SHORT EXERCISE> In the listing below, locate the lines that hold "chart" and copy them.

THE RECORDS>
______________________________
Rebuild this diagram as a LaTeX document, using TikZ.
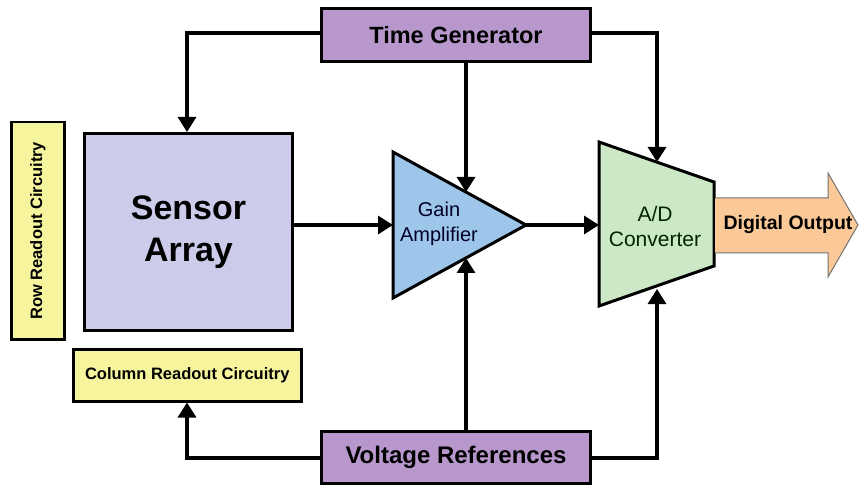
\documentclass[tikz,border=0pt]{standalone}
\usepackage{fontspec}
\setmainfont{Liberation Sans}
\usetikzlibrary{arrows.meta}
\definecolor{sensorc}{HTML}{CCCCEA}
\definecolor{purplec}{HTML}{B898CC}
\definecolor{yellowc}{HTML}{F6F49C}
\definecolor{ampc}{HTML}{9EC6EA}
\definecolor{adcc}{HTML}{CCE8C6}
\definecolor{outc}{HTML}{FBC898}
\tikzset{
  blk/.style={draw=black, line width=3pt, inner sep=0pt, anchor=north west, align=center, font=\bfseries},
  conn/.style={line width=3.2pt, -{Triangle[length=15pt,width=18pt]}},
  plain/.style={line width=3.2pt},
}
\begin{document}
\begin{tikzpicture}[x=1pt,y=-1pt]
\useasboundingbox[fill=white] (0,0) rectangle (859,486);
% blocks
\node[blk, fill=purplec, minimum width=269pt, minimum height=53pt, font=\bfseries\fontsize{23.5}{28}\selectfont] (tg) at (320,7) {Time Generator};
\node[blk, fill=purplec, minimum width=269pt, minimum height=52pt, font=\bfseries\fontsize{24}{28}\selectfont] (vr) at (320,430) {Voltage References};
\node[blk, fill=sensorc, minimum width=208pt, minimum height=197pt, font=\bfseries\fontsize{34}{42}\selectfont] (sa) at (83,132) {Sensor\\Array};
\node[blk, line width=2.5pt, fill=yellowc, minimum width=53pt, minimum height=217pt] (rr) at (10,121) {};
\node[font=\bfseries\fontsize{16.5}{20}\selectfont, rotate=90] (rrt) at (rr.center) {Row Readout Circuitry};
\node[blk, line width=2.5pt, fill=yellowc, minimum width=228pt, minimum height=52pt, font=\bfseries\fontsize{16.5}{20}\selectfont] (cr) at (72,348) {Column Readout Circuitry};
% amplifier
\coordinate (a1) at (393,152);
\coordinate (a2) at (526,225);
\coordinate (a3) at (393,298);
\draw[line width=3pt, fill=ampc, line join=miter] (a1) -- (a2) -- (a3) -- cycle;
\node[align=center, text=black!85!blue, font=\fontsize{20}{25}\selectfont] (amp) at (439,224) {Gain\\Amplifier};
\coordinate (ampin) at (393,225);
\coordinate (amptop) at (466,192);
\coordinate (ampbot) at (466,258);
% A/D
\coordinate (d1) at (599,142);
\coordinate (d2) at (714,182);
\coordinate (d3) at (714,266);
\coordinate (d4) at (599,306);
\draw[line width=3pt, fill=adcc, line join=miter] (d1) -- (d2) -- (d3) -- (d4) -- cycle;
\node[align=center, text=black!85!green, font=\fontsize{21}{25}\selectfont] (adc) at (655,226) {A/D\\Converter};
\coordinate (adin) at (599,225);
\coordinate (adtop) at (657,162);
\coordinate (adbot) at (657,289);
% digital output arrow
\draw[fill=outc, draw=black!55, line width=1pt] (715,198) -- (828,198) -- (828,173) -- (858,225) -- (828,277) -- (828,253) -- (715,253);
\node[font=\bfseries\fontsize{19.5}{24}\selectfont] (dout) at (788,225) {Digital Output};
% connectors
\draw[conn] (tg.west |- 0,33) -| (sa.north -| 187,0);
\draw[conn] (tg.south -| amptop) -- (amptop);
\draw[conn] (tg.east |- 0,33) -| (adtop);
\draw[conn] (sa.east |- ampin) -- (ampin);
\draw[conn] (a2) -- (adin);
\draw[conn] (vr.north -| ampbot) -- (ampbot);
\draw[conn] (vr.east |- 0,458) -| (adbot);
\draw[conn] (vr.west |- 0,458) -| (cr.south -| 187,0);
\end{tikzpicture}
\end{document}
______________________________
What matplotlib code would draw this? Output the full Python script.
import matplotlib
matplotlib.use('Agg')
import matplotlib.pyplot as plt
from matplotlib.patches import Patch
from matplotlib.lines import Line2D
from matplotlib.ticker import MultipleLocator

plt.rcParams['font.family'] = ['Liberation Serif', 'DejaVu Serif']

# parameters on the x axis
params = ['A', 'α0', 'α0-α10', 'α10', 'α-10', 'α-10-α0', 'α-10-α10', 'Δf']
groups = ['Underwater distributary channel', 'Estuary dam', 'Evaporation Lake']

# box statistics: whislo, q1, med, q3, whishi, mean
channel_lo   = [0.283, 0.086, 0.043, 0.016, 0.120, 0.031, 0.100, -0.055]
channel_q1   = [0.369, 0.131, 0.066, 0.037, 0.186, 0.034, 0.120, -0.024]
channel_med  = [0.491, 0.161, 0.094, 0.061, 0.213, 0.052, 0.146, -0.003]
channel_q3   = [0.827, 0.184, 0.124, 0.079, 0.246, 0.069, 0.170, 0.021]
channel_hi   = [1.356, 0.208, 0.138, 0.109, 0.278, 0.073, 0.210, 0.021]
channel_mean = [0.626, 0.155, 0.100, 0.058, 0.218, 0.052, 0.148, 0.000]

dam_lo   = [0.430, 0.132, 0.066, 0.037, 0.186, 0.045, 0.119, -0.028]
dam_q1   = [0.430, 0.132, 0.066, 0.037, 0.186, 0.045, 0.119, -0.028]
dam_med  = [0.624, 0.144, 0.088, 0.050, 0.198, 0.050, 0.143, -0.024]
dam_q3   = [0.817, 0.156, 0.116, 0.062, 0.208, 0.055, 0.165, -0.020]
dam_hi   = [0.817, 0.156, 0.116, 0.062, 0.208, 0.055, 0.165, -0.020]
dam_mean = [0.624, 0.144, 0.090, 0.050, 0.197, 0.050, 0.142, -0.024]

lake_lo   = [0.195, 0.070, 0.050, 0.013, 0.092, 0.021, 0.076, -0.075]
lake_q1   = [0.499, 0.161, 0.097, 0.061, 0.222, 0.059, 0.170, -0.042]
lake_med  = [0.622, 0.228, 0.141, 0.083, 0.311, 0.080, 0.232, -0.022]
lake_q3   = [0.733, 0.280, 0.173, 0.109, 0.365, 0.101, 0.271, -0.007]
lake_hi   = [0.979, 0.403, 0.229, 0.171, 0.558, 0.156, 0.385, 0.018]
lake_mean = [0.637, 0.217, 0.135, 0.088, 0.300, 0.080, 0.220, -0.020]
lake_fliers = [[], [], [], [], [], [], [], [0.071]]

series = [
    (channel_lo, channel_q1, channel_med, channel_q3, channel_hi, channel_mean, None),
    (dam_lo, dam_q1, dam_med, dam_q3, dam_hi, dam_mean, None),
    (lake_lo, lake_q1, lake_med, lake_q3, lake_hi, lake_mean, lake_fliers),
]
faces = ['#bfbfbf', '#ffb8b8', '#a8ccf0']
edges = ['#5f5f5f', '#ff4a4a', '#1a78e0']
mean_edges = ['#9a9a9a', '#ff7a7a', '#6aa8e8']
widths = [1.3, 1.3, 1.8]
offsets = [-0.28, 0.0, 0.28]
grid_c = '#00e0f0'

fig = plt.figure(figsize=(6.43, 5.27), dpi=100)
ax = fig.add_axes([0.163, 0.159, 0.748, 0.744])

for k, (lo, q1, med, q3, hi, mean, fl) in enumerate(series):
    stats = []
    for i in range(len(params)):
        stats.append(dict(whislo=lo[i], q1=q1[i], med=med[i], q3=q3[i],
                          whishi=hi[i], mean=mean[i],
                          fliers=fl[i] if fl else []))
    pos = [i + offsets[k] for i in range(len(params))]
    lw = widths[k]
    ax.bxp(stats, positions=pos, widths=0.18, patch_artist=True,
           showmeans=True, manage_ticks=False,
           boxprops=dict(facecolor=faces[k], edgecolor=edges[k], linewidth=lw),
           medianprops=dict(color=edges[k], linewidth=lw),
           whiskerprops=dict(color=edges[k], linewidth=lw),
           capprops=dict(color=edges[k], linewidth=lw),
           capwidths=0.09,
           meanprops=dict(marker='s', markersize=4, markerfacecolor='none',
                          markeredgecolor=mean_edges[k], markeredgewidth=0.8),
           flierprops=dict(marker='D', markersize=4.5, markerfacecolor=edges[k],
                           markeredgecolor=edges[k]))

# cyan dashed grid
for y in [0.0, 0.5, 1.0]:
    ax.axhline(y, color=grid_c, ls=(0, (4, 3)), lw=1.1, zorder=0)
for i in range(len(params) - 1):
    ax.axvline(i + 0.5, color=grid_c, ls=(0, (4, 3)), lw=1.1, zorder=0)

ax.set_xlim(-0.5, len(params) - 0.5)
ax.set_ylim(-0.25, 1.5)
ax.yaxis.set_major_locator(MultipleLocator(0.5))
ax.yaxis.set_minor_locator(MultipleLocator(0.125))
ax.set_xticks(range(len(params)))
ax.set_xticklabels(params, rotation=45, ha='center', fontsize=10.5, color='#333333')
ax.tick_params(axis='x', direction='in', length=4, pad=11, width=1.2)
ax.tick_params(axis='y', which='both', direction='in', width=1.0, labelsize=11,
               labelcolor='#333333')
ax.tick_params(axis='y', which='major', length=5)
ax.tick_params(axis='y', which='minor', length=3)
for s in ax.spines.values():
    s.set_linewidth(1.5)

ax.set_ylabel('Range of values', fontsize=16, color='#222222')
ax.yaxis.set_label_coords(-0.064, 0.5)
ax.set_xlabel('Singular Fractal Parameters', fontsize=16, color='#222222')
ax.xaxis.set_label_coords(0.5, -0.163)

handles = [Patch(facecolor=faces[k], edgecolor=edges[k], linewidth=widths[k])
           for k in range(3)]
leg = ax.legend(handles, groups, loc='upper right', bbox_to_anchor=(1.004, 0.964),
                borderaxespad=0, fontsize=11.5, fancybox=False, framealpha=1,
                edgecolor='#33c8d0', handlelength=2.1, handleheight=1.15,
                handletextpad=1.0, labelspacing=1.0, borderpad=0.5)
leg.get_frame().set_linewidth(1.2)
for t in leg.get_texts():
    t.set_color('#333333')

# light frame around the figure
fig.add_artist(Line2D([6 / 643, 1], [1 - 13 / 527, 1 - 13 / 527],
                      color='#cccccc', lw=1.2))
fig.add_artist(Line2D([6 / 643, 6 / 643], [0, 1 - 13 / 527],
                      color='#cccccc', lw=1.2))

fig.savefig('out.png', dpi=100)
______________________________
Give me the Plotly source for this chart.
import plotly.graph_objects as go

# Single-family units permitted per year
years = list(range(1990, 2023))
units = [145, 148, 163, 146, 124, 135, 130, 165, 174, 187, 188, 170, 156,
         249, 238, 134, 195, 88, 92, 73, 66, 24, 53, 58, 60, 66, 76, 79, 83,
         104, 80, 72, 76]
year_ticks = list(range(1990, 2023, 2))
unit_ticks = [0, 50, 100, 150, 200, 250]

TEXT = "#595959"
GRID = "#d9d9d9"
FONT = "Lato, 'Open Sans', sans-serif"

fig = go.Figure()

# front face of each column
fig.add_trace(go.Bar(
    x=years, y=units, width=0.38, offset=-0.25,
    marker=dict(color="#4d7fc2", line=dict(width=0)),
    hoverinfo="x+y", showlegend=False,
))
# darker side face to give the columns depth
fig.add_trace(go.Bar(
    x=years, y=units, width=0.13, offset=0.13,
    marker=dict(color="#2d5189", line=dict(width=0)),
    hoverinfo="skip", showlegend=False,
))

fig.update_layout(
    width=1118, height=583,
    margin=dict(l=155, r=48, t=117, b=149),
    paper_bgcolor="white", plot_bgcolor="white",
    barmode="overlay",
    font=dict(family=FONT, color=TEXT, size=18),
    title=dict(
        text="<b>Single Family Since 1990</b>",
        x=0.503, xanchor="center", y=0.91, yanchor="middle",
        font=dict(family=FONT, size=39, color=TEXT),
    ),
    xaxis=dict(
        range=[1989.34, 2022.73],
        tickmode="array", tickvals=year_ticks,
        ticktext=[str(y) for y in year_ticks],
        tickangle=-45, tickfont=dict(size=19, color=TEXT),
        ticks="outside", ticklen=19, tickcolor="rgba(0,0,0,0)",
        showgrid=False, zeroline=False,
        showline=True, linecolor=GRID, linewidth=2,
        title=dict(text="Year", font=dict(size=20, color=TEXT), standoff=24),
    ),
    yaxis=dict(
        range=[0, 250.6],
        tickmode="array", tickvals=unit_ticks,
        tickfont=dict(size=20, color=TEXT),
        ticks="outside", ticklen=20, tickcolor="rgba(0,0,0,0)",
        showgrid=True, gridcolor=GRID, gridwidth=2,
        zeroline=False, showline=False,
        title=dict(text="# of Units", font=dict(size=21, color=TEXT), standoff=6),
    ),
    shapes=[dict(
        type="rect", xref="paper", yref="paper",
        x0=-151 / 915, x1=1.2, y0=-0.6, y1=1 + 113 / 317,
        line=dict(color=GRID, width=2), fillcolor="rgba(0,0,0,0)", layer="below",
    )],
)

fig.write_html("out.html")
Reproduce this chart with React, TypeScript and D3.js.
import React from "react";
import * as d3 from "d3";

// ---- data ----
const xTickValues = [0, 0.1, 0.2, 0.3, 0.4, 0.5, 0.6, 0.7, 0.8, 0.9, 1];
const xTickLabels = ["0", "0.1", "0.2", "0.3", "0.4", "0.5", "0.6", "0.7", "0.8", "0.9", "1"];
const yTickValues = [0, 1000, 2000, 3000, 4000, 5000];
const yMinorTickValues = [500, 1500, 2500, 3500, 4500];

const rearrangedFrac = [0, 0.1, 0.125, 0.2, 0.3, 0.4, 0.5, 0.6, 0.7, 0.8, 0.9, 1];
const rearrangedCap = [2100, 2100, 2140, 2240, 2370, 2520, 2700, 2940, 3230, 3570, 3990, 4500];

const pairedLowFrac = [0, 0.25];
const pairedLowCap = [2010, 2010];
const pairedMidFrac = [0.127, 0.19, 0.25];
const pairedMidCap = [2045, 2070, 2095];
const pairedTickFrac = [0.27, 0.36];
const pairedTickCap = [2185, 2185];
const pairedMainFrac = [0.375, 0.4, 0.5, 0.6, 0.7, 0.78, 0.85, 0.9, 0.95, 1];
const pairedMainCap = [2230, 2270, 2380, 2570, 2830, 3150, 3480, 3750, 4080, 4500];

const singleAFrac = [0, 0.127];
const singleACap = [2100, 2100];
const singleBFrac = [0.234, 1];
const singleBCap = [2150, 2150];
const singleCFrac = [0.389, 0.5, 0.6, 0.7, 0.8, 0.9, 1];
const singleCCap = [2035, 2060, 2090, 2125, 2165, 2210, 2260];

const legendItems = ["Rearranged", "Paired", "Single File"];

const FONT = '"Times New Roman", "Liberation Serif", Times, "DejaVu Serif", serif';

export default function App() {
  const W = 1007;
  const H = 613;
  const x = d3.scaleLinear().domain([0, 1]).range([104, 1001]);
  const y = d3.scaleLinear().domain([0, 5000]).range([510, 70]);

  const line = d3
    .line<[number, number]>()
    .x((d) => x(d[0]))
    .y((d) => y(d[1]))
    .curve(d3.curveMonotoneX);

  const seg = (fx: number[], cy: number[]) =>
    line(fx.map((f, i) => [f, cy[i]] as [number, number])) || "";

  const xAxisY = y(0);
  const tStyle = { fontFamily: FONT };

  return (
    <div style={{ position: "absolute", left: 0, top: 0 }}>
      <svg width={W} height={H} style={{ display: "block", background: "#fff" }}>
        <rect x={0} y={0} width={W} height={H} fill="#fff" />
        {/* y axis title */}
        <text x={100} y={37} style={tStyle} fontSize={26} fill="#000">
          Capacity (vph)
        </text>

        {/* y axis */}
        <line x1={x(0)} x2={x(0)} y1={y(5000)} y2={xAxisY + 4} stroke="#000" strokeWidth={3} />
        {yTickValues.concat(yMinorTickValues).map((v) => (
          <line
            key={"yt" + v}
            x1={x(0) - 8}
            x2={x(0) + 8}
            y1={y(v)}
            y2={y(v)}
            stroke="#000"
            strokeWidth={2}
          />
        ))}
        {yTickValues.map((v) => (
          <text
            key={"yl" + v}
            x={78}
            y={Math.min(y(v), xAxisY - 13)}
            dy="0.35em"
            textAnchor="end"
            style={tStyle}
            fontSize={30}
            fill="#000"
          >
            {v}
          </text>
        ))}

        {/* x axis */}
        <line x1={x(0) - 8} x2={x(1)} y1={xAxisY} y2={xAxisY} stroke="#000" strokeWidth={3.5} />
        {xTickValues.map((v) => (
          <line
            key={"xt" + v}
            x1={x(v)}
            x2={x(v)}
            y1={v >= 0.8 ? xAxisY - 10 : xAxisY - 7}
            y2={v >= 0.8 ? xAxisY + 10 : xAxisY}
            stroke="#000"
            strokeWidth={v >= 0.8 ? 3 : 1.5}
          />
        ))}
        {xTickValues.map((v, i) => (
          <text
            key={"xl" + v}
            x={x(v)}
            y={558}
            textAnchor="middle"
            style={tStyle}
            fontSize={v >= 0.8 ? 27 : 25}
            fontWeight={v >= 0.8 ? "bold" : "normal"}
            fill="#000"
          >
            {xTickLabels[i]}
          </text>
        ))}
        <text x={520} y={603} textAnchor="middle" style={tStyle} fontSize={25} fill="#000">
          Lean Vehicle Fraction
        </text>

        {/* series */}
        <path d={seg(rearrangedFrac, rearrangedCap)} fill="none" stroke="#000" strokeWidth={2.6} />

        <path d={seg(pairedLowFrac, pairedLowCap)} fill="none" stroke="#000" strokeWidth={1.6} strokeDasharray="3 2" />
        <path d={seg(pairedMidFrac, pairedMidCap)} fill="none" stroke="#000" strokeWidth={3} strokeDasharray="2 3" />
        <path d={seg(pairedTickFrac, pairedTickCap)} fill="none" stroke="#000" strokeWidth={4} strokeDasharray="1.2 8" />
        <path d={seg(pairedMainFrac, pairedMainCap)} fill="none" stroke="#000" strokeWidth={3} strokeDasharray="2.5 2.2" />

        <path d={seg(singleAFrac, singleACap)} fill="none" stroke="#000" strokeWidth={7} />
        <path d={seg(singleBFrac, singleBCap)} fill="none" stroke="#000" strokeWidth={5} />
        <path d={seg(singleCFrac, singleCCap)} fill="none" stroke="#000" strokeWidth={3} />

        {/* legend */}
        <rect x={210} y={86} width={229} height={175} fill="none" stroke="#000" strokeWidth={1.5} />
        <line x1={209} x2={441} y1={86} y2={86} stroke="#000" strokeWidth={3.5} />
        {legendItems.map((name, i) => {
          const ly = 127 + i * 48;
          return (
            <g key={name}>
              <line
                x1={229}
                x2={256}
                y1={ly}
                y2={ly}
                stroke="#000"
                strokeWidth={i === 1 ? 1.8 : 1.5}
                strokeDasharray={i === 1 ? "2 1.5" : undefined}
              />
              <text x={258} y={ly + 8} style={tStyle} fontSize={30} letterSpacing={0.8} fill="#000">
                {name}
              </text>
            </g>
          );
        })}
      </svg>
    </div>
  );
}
______________________________
SOLUTION FOR THIS TASK>
Give me the Plotly source for this chart.
Reproduce this chart with React, TypeScript and D3.js.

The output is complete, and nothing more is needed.